Member of the Provincial Assembly of the Punjab
- In office 15 August 2018 – 14 January 2023
- Constituency: PP-79 Sargodha-VIII
- In office 2008 – 31 May 2018

Personal details
- Born: 1 April 1972 (age 54) Sargodha, Punjab, Pakistan
- Party: PMLN (2008-present)

= Rana Munawar Hussain =

Pakistani politician

Rana Munawar Hussain (also known by the name Rana Munawar Ghous Khan) is a Pakistani politician who was a Member of the Provincial Assembly of the Punjab, from 2008 to May 2018 and from August 2018 to January 2023.

==Early life and education==
He was born on 1 April 1972 in Sargodha.

He graduated from University of Sargodha in 1991.

==Political career==
He was elected to the Provincial Assembly of the Punjab as a candidate of Pakistan Peoples Party from Constituency PP-36 (Sarghoda-IX) in the 2008 Pakistani general election. He received 33,221 votes and defeated Faisal Javaid Ghuman, a candidate of Pakistan Muslim League (Q).

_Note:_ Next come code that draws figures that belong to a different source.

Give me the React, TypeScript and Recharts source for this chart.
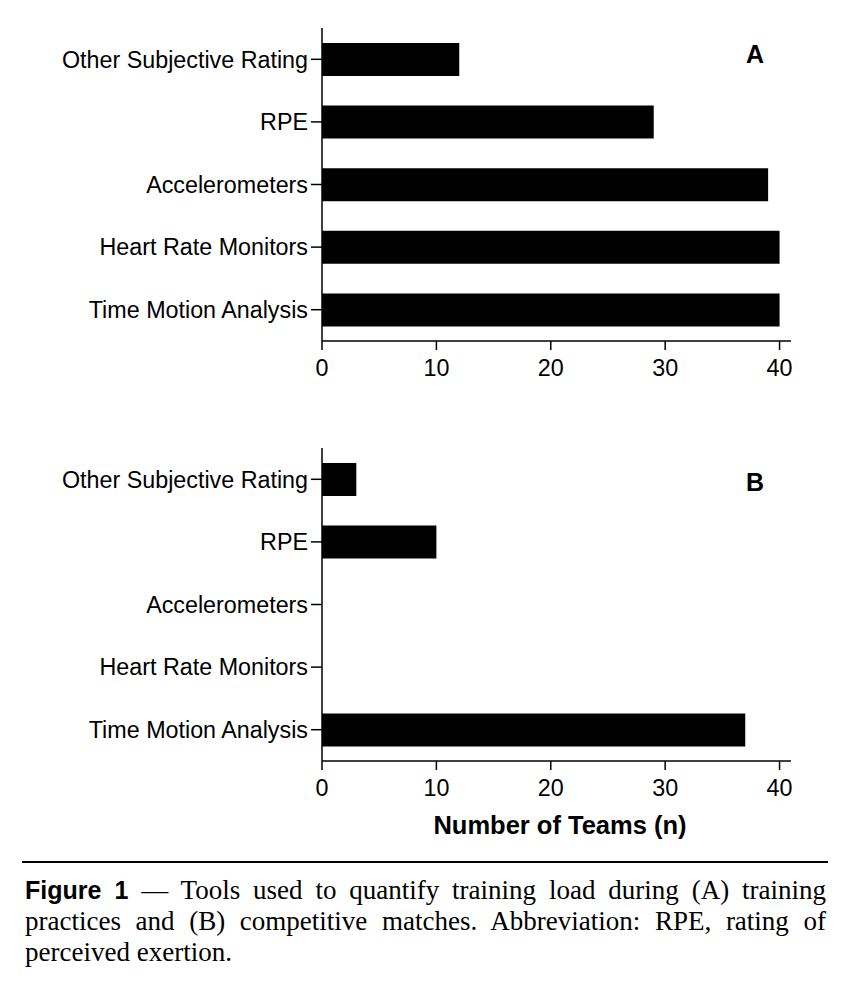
import React from 'react';
import { BarChart, Bar, XAxis, YAxis } from 'recharts';

const tools = [
  'Other Subjective Rating',
  'RPE',
  'Accelerometers',
  'Heart Rate Monitors',
  'Time Motion Analysis',
];
const trainingTeams = [12, 29, 39, 40, 40];
const matchTeams = [3, 10, 0, 0, 37];
const xTicks = [0, 10, 20, 30, 40];

const sans = '"Liberation Sans", Arial, sans-serif';
const serif = '"Liberation Serif", "Times New Roman", serif';

const Panel = ({ values, top, letter }: { values: number[]; top: number; letter: string }) => {
  const data = tools.map((tool, i) => ({ tool, teams: values[i] }));
  return (
    <div style={{ position: 'absolute', left: 0, top, width: 852, height: 400 }}>
      <BarChart
        width={852}
        height={400}
        data={data}
        layout="vertical"
        margin={{ top: 28, right: 61, left: 0, bottom: 20 }}
        barCategoryGap="24%"
      >
        <XAxis
          type="number"
          domain={[0, 41]}
          ticks={xTicks}
          height={39}
          axisLine={{ stroke: '#000', strokeWidth: 1.5 }}
          tickLine={{ stroke: '#000', strokeWidth: 1.5 }}
          tickSize={9}
          tickMargin={9}
          tick={{ fill: '#000', fontSize: 23.3, fontFamily: sans }}
        />
        <YAxis
          type="category"
          dataKey="tool"
          width={322}
          axisLine={{ stroke: '#000', strokeWidth: 1.5 }}
          tickLine={{ stroke: '#000', strokeWidth: 1.5 }}
          tickSize={11}
          tickMargin={3}
          interval={0}
          tick={{ fill: '#000', fontSize: 23.3, fontFamily: sans }}
        />
        <Bar dataKey="teams" fill="#000" isAnimationActive={false} />
      </BarChart>
      <div
        style={{
          position: 'absolute',
          left: 735,
          top: letter === 'A' ? 40 : 48,
          width: 40,
          textAlign: 'center',
          fontFamily: sans,
          fontWeight: 'bold',
          fontSize: 25,
          lineHeight: '28px',
          color: '#000',
        }}
      >
        {letter}
      </div>
    </div>
  );
};

const captionLine: React.CSSProperties = {
  position: 'absolute',
  left: 25,
  width: 801,
  fontFamily: serif,
  fontSize: 27,
  lineHeight: '31px',
  color: '#000',
  whiteSpace: 'nowrap',
};

export default function App() {
  return (
    <div
      style={{
        position: 'absolute',
        left: 0,
        top: 0,
        width: 852,
        height: 982,
        background: '#fff',
      }}
    >
      <Panel values={trainingTeams} top={0} letter="A" />
      <Panel values={matchTeams} top={420} letter="B" />
      <div
        style={{
          position: 'absolute',
          left: 360,
          top: 810,
          width: 400,
          textAlign: 'center',
          fontFamily: sans,
          fontWeight: 'bold',
          fontSize: 25.5,
          lineHeight: '30px',
          color: '#000',
        }}
      >
        Number of Teams (n)
      </div>
      <div
        style={{
          position: 'absolute',
          left: 22,
          top: 861,
          width: 806,
          height: 2,
          background: '#000',
        }}
      />
      <div style={{ ...captionLine, top: 875, textAlign: 'justify', textAlignLast: 'justify', whiteSpace: 'normal' }}>
        <span style={{ fontFamily: sans, fontWeight: 'bold', fontSize: 25 }}>Figure 1</span> — Tools used to
        quantify training load during (A) training
      </div>
      <div style={{ ...captionLine, top: 906, textAlign: 'justify', textAlignLast: 'justify', whiteSpace: 'normal' }}>
        practices and (B) competitive matches. Abbreviation: RPE, rating of
      </div>
      <div style={{ ...captionLine, top: 937 }}>perceived exertion.</div>
    </div>
  );
}
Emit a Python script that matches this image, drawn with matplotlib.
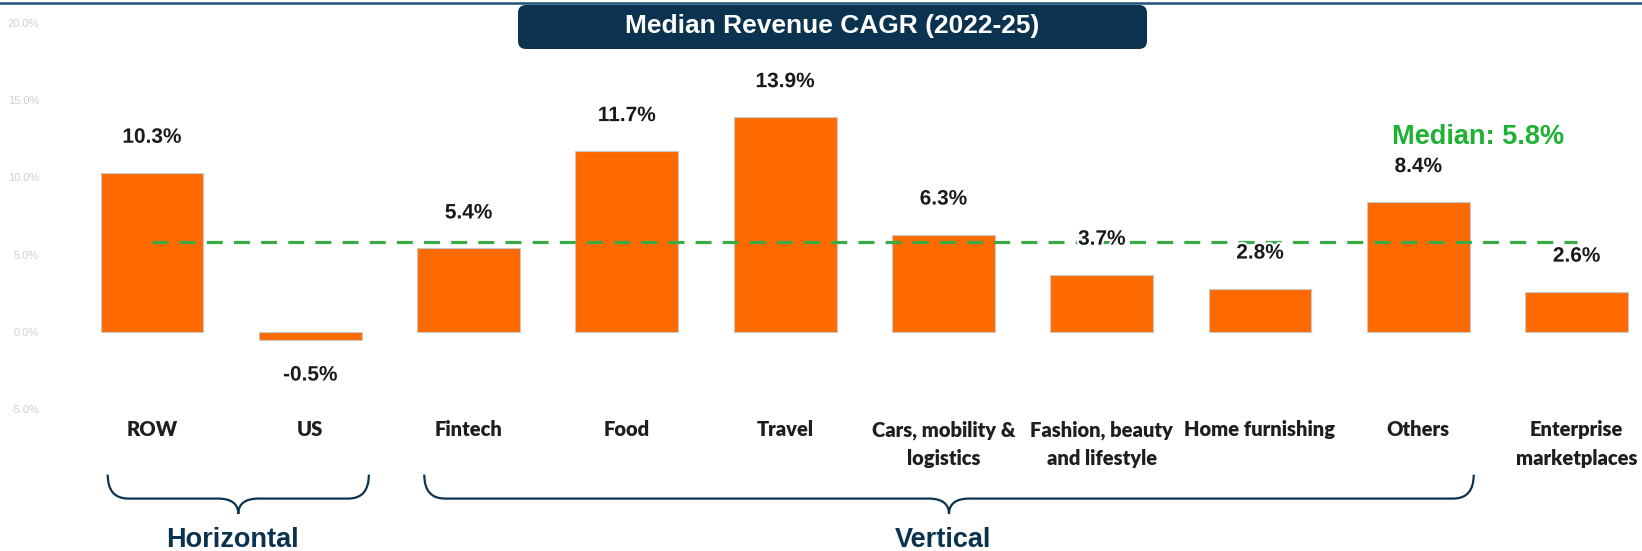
import numpy as np
import matplotlib
matplotlib.use('Agg')
import matplotlib.pyplot as plt
import matplotlib.patheffects as pe
from matplotlib.patches import FancyBboxPatch, PathPatch
from matplotlib.path import Path
from matplotlib.lines import Line2D

categories = ['ROW', 'US', 'Fintech', 'Food', 'Travel', 'Cars, mobility &\nlogistics',
              'Fashion, beauty\nand lifestyle', 'Home furnishing', 'Others',
              'Enterprise\nmarketplaces']
cagr = [10.3, -0.5, 5.4, 11.7, 13.9, 6.3, 3.7, 2.8, 8.4, 2.6]
median_cagr = 5.8
yticks = [-5, 0, 5, 10, 15, 20]
groups = ['Horizontal', 'Vertical']
group_spans = [(-0.28, 1.37), (1.72, 8.35)]

NAVY = '#0B3350'
ORANGE = '#FF6A00'
GREEN = '#3AAA45'

fig = plt.figure(figsize=(16.42, 5.51), dpi=100)
ax = fig.add_axes([0.0305, 0.2577, 0.9695, 0.7006])

x = np.arange(len(categories))
ax.bar(x, cagr, width=0.65, color=ORANGE, edgecolor='#C8C8C8', linewidth=0.8, zorder=2)

# median reference line across all categories
ax.plot([x[0], x[-1]], [median_cagr, median_cagr], color=GREEN, lw=2.3,
        dashes=(5, 3.5), zorder=3)
ax.text(8.38, 12.6, 'Median: {:.1f}%'.format(median_cagr), color='#1DB233',
        fontsize=19.5, fontweight='bold', family='Liberation Sans',
        ha='center', va='center')

halo = [pe.withStroke(linewidth=3, foreground='white')]
for xi, v in zip(x, cagr):
    off = 2.3 if v >= 0 else -2.3
    ax.text(xi, v + off, '{:.1f}%'.format(v), ha='center', va='center',
            fontsize=15, fontweight='bold', family='Liberation Sans',
            color='#1A1A1A', path_effects=halo, zorder=4)

ax.set_xlim(-0.644, 9.413)
ax.set_ylim(-5, 20)
ax.set_yticks(yticks)
ax.set_yticklabels(['{:.1f}%'.format(t) for t in yticks], fontsize=8,
                   color='#D0D0D0', family='Liberation Sans')
ax.set_xticks(x)
ax.set_xticklabels(categories, fontsize=14.5, fontweight='heavy', family='Lato',
                   color='#1E1E1E', linespacing=1.6)
ax.tick_params(axis='x', length=0, pad=8)
ax.tick_params(axis='y', length=0, pad=8)
for s in ax.spines.values():
    s.set_visible(False)

# curly brackets grouping the categories
y_top, y_mid, y_tip = -9.25, -10.8, -11.8
r = 0.13
for name, (x0, x1) in zip(groups, group_spans):
    xm = (x0 + x1) / 2
    verts = [(x0, y_top), (x0, y_mid), (x0 + r, y_mid),
             (xm - r, y_mid), (xm, y_mid), (xm, y_tip),
             (xm, y_mid), (xm + r, y_mid),
             (x1 - r, y_mid), (x1, y_mid), (x1, y_top)]
    codes = [Path.MOVETO, Path.CURVE3, Path.CURVE3,
             Path.LINETO, Path.CURVE3, Path.CURVE3,
             Path.CURVE3, Path.CURVE3,
             Path.LINETO, Path.CURVE3, Path.CURVE3]
    ax.add_patch(PathPatch(Path(verts, codes), fill=False, edgecolor=NAVY,
                           lw=1.6, clip_on=False))
    ax.text(xm - 0.04, -13.5, name, ha='center', va='center', fontsize=19.5,
            fontweight='bold', family='Liberation Sans', color=NAVY, clip_on=False)

# header rule and title box
fig.add_artist(Line2D([0, 1], [0.9945, 0.9945], transform=fig.transFigure,
                      color='#1F4E79', lw=1.8))
box = FancyBboxPatch((5.22, 5.06), 6.21, 0.36, boxstyle='round,pad=0.04,rounding_size=0.08',
                     transform=fig.dpi_scale_trans, facecolor=NAVY, edgecolor='none')
fig.add_artist(box)
fig.text(0.507, 0.953, 'Median Revenue CAGR (2022-25)', ha='center', va='center',
         color='white', fontsize=19, fontweight='bold', family='Liberation Sans')

fig.savefig('out.png', dpi=100)
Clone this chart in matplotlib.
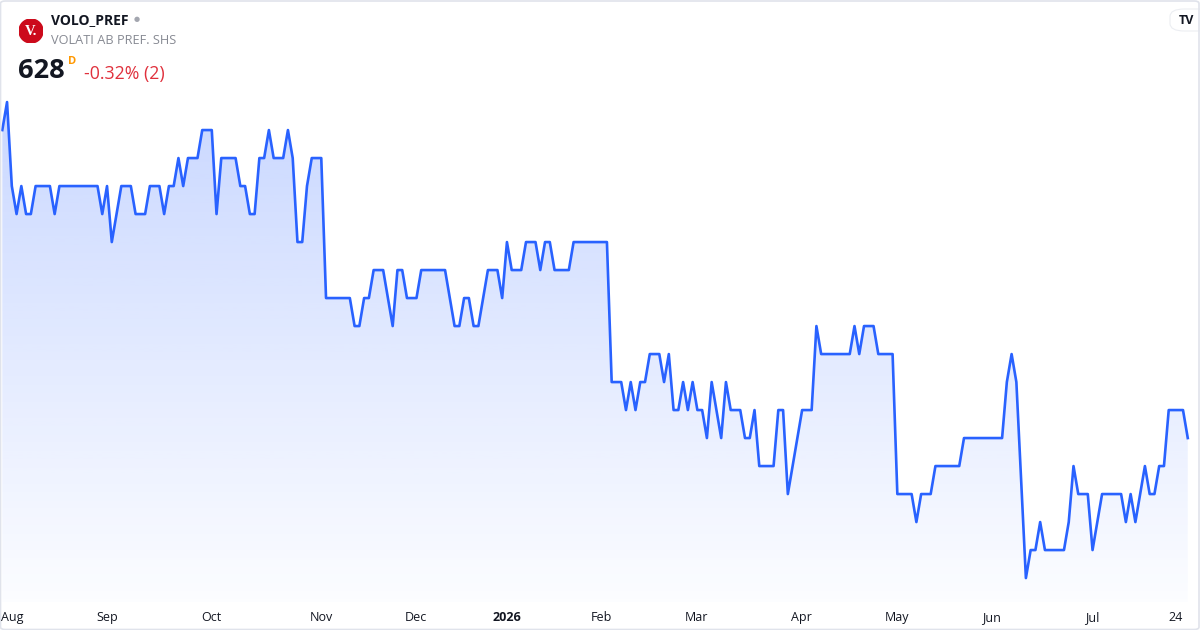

He was re-elected to the Provincial Assembly of the Punjab as a candidate of Pakistan Muslim League (N) (PML-N) from Constituency PP-36 (Sarghoda-IX) in the 2013 Pakistani general election.

He was re-elected to Provincial Assembly of the Punjab as a candidate of PML-N from Constituency PP-79 (Sargodha-VIII) in the 2018 Pakistani general election.